К этому присоединялась еще едва ли не самая важная причина, почему южные славяне искони жили в раздельности и сохранили навсегда стремление жить особняком. Все речные области в полосе поля по природе были раздельны между собой, все главные реки текли оттуда в море, каждая особо. Поэтому Днестр, Буг, Днепр и Дон очень рано собирают на своих берегах вполне независимые поселения, которые нисколько не нуждаются друг в друге и действуют всегда особняком. Днестр нисколько не зависел от Днепра, а Днепр – от Дона.

Между тем все реки северной страны постоянно находились в зависимости от соседей и посредством устьев и переволоков сплетались в одну связную и плотную сеть, что должно было выразиться и в характере населения. Несмотря на природную отдельность Новгородской речной области, она в своих границах крепко связывалась со всей Волжской областью, а на Волге господствующее положение было занято Окой, так как по ней шло к Волге древнейшее население восточных славян, первых колонизаторов здешнего края, удалявшихся сюда добывать себе хлеб не войной, а земледельческой работой. На притоках Оки, естественно, и возникла хозяйственная сила всего северного славянства, очень легко собравшая потом все раздельные земли в одно общее хозяйство – господарство.

Мы уже обозначили, что Алаунская, или Волжская, возвышенность распределяет всю страну в географическом смысле на четыре главные доли, соответственно сторонам света, точнее, на несколько речных областей, спадающих с этой высоты в весьма различных направлениях.

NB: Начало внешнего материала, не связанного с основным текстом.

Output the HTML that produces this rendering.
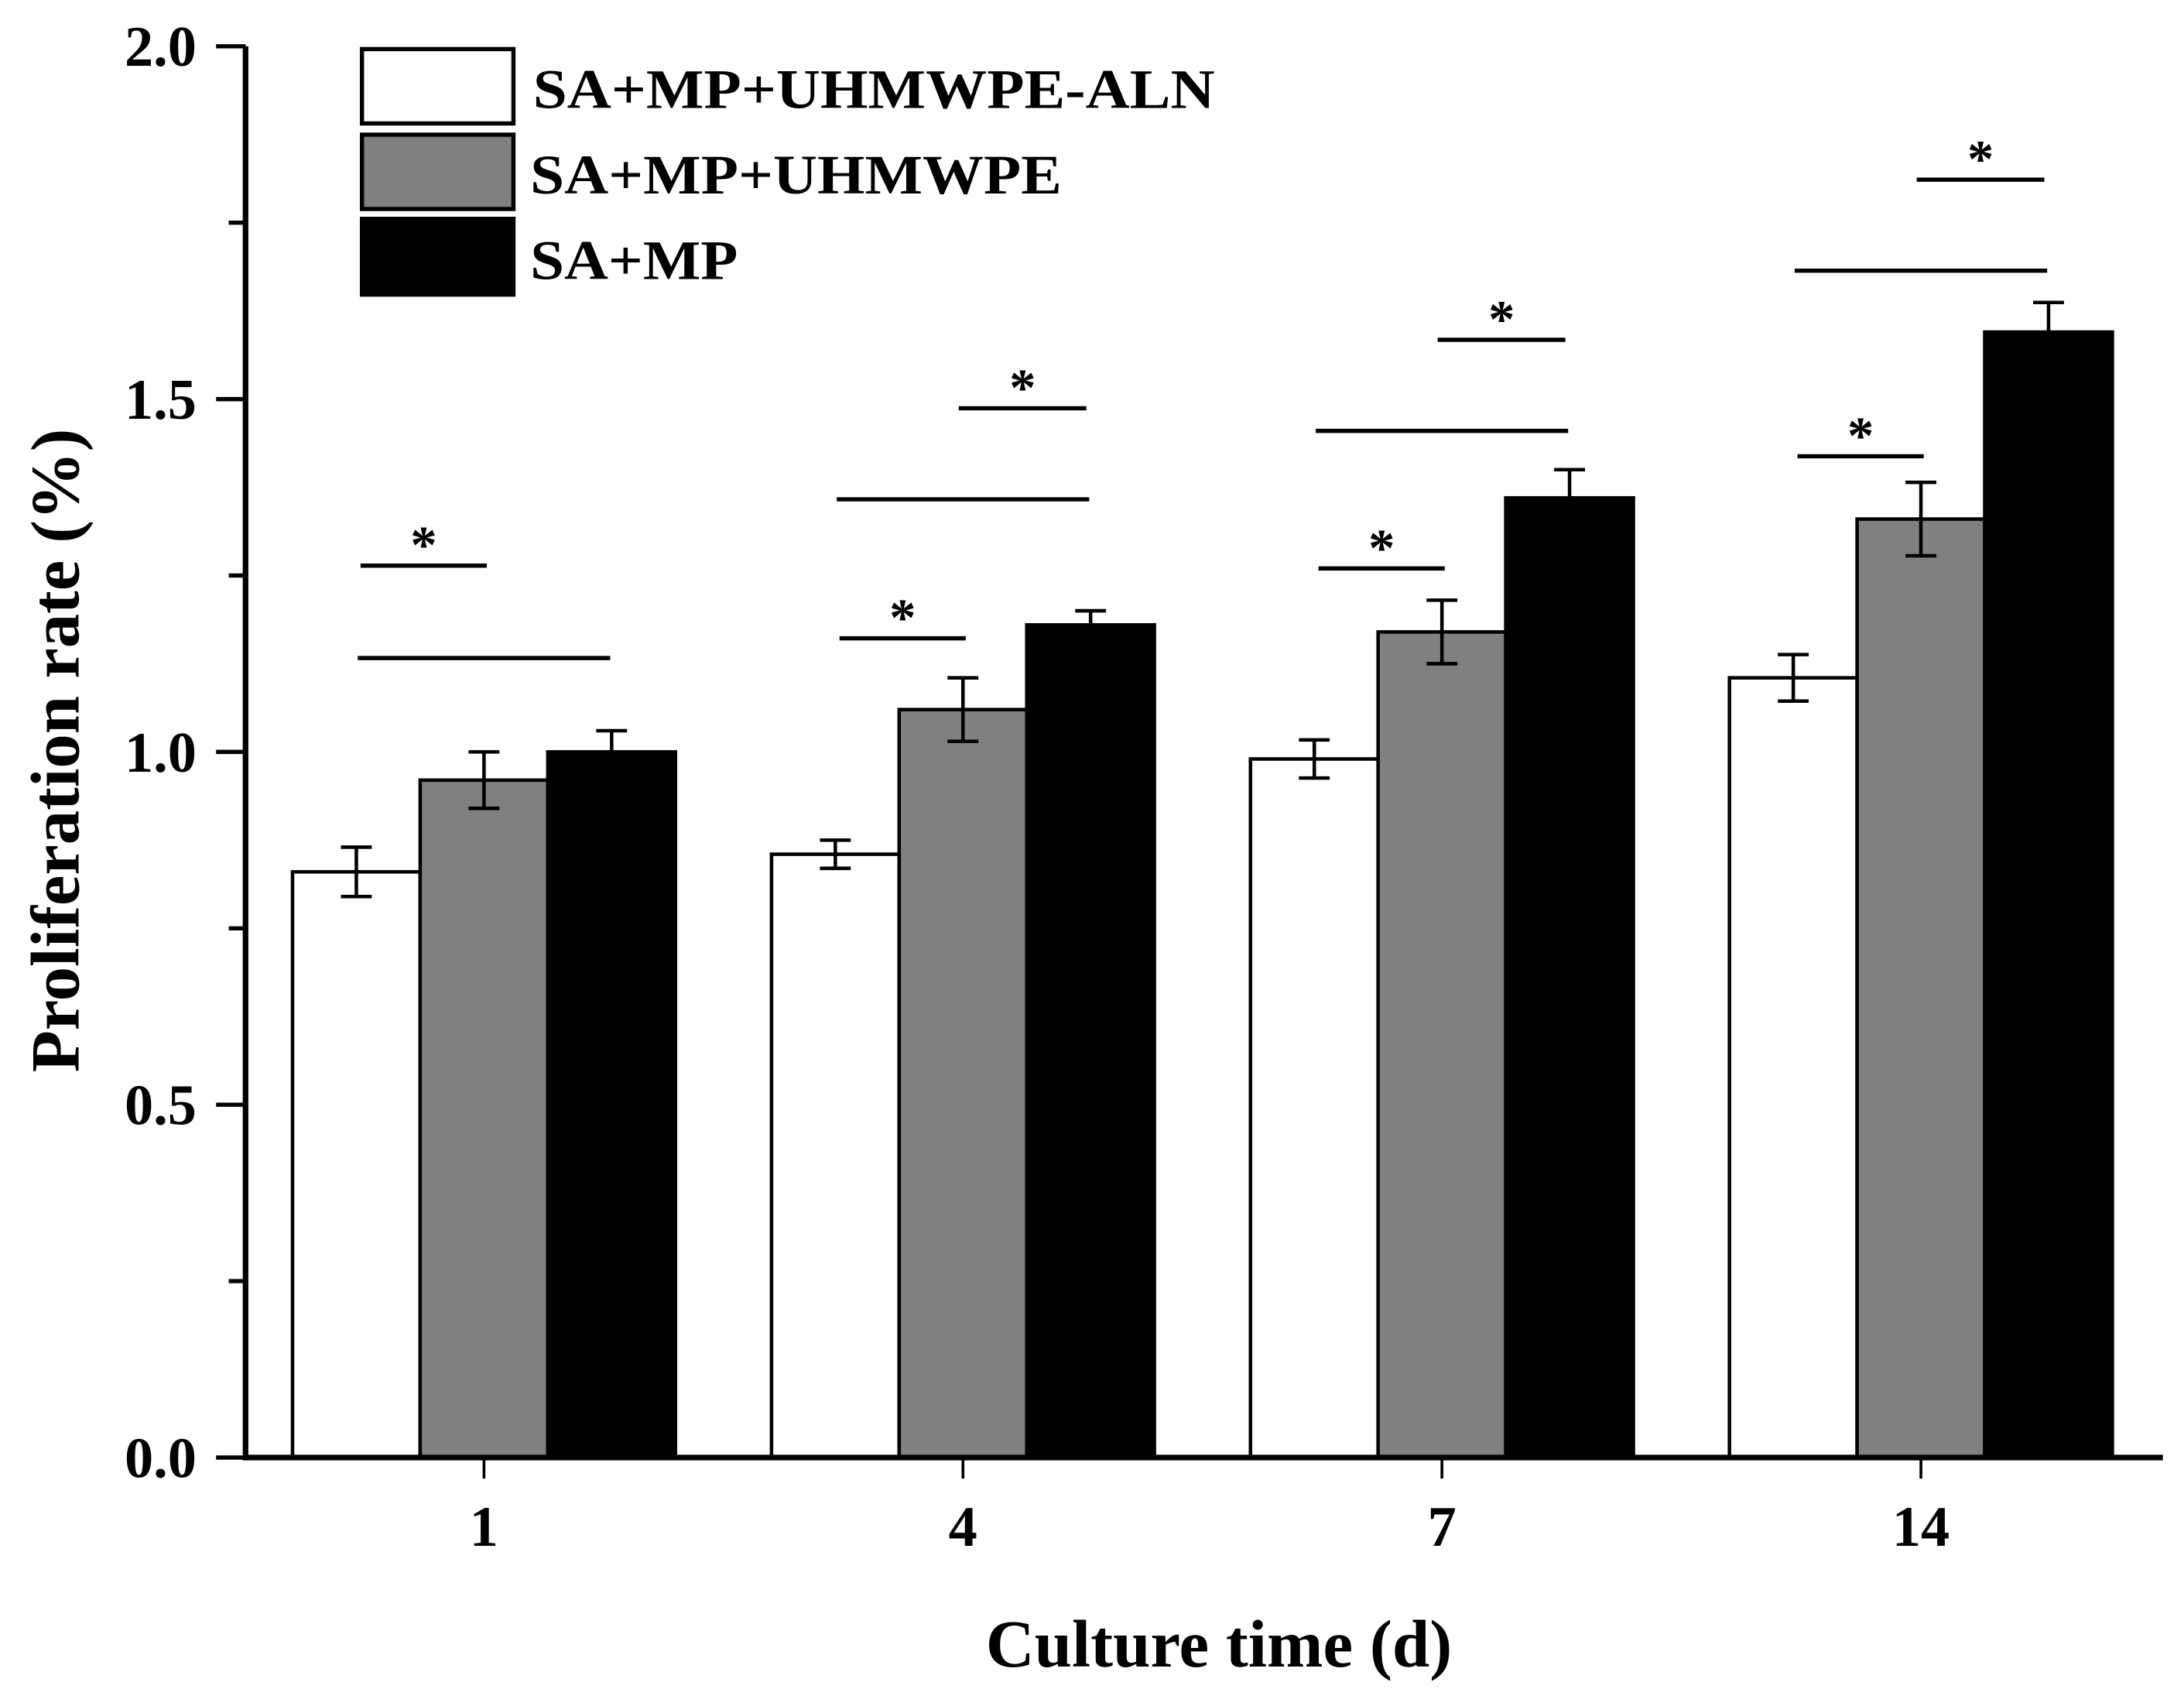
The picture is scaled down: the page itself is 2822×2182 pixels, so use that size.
<!DOCTYPE html>
<html><head><meta charset="utf-8"><style>
html,body{margin:0;padding:0;background:#fff;}
svg{display:block;}
</style></head><body>
<svg id="chart" width="2822" height="2182" viewBox="0 0 1557 1204" xmlns="http://www.w3.org/2000/svg">
<g id="legend">
<rect x="258" y="35" width="108" height="53" fill="#fff" stroke="#000" stroke-width="3"/>
<text x="380" y="77" textLength="486" lengthAdjust="spacingAndGlyphs" font-family="Liberation Serif, serif" font-weight="bold" font-size="40">SA+MP+UHMWPE-ALN</text>
<rect x="258" y="96" width="108" height="53" fill="#808080" stroke="#000" stroke-width="3"/>
<text x="378" y="138" textLength="379" lengthAdjust="spacingAndGlyphs" font-family="Liberation Serif, serif" font-weight="bold" font-size="40">SA+MP+UHMWPE</text>
<rect x="258" y="156" width="108" height="54" fill="#000" stroke="#000" stroke-width="3"/>
<text x="378" y="199" textLength="148" lengthAdjust="spacingAndGlyphs" font-family="Liberation Serif, serif" font-weight="bold" font-size="40">SA+MP</text>
</g>
<g id="marks"></g>
<text x="869" y="1188" text-anchor="middle" font-family="Liberation Serif, serif" font-weight="bold" font-size="48">Culture time (d)</text>
<text transform="translate(56,535) rotate(-90)" text-anchor="middle" font-family="Liberation Serif, serif" font-weight="bold" font-size="49">Proliferation rate (%)</text>
</svg>
<script>
const categories = ["1", "4", "7", "14"];
const seriesAln = [0.83, 0.855, 0.99, 1.105];
const errAln = [0.035, 0.02, 0.027, 0.033];
const seriesUhm = [0.96, 1.06, 1.17, 1.33];
const errUhm = [0.04, 0.045, 0.045, 0.052];
const seriesSamp = [1.00, 1.18, 1.36, 1.595];
const errSamp = [0.03, 0.02, 0.04, 0.042];
const yTicks = [0, 0.5, 1.0, 1.5, 2.0];
const yTickLabels = ["0.0", "0.5", "1.0", "1.5", "2.0"];
// significance brackets: category index, type (0 = left pair, 1 = outer pair, 2 = right pair), level, star
const sigGroup = [0, 0, 1, 1, 1, 2, 2, 2, 3, 3, 3];
const sigType = [0, 1, 0, 1, 2, 0, 1, 2, 0, 1, 2];
const sigLevel = [1.264, 1.133, 1.161, 1.358, 1.487, 1.26, 1.455, 1.584, 1.419, 1.682, 1.811];
const sigStar = [1, 0, 1, 0, 1, 1, 0, 1, 1, 0, 1];

const NS = "http://www.w3.org/2000/svg";
const g = document.getElementById('marks');
const X0 = 175, X1 = 1542, Y0 = 1039, Y1 = 33;
const BW = 91;
function yScale(v){ return Y0 - (v / 2.0) * (Y0 - Y1); }
function xCenter(i){ return 345 + i * 341.5; }
function barX(i, s){ return xCenter(i) - 1.5 * BW + s * BW; }
function mk(tag, attrs){ const e = document.createElementNS(NS, tag); for (const k in attrs) e.setAttribute(k, attrs[k]); g.appendChild(e); return e; }

const series = [seriesAln, seriesUhm, seriesSamp];
const errs = [errAln, errUhm, errSamp];
const fills = ["#fff", "#808080", "#000"];
const names = ["aln", "uhmwpe", "samp"];
for (let s = 0; s < 3; s++) {
  for (let i = 0; i < categories.length; i++) {
    const v = series[s][i], e = errs[s][i];
    const x = barX(i, s);
    const r = mk('rect', {x: x, y: yScale(v), width: BW, height: Y0 - yScale(v), fill: fills[s], stroke: "#000", "stroke-width": 2.5});
    
    
    const cx = x + BW / 2;
    const eb = mk('path', {d: `M${cx} ${yScale(v + e)}V${yScale(v - e)}M${cx - 11} ${yScale(v + e)}H${cx + 11}M${cx - 11} ${yScale(v - e)}H${cx + 11}`, stroke: "#000", "stroke-width": 2.5, fill: "none"});
    
    
  }
}
const typeStart = [-88, -90, -3];
const typeEnd = [2, 90, 88];
for (let k = 0; k < sigGroup.length; k++) {
  const c = xCenter(sigGroup[k]);
  const xa = c + typeStart[sigType[k]];
  const xb = c + typeEnd[sigType[k]];
  const y = yScale(sigLevel[k]);
  const l = mk('line', {x1: xa, x2: xb, y1: y, y2: y, stroke: "#000", "stroke-width": 3});
  
  
  if (sigStar[k]) {
    const t = mk('text', {x: (xa + xb) / 2, y: y - 2, "text-anchor": "middle", "font-family": "Liberation Serif, serif", "font-weight": "bold", "font-size": 38});
    t.textContent = "*";
    
    
  }
}
const ax = mk('path', {d: `M${X0} ${Y1}V${Y0}H${X1}`, stroke: "#000", "stroke-width": 4, fill: "none"});


for (let j = 0; j < yTicks.length; j++) {
  const y = yScale(yTicks[j]);
  const t = mk('line', {x1: X0 - 21, x2: X0, y1: y, y2: y, stroke: "#000", "stroke-width": 3});
  
  
  const lb = mk('text', {x: 140, y: y + 14, "text-anchor": "end", "font-family": "Liberation Serif, serif", "font-weight": "bold", "font-size": 41});
  lb.textContent = yTickLabels[j];
  
  
  if (j < yTicks.length - 1) {
    const ym = yScale((yTicks[j] + yTicks[j + 1]) / 2);
    const m = mk('line', {x1: X0 - 12, x2: X0, y1: ym, y2: ym, stroke: "#000", "stroke-width": 3});
    
    
  }
}
for (let i = 0; i < categories.length; i++) {
  const x = xCenter(i);
  const t = mk('line', {x1: x, x2: x, y1: Y0, y2: Y0 + 15, stroke: "#000", "stroke-width": 2});
  
  
  const lb = mk('text', {x: x, y: 1102, "text-anchor": "middle", "font-family": "Liberation Serif, serif", "font-weight": "bold", "font-size": 41});
  lb.textContent = categories[i];
  
  
}
</script>
</body></html>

Притом этой одной высотой еще не вполне определяется распадение речных областей в разные стороны. Несколько южнее и восточнее Волжской возвышенности существует другая возвышенность, которую можно обозначить Донской, так как с нее на юг течет Дон со своими притоками, а на север Ока также со многими притоками. Эта самая возвышенность, проходя от запада к востоку, от Орла до Самары, бок о бок с течением Верхней Волги до Камы, заканчивается на Волге Самарской лукой. С нее на север и на юг, кроме Оки и Дона, текут многие другие значительние реки, притоки Оки, Волги и Дона.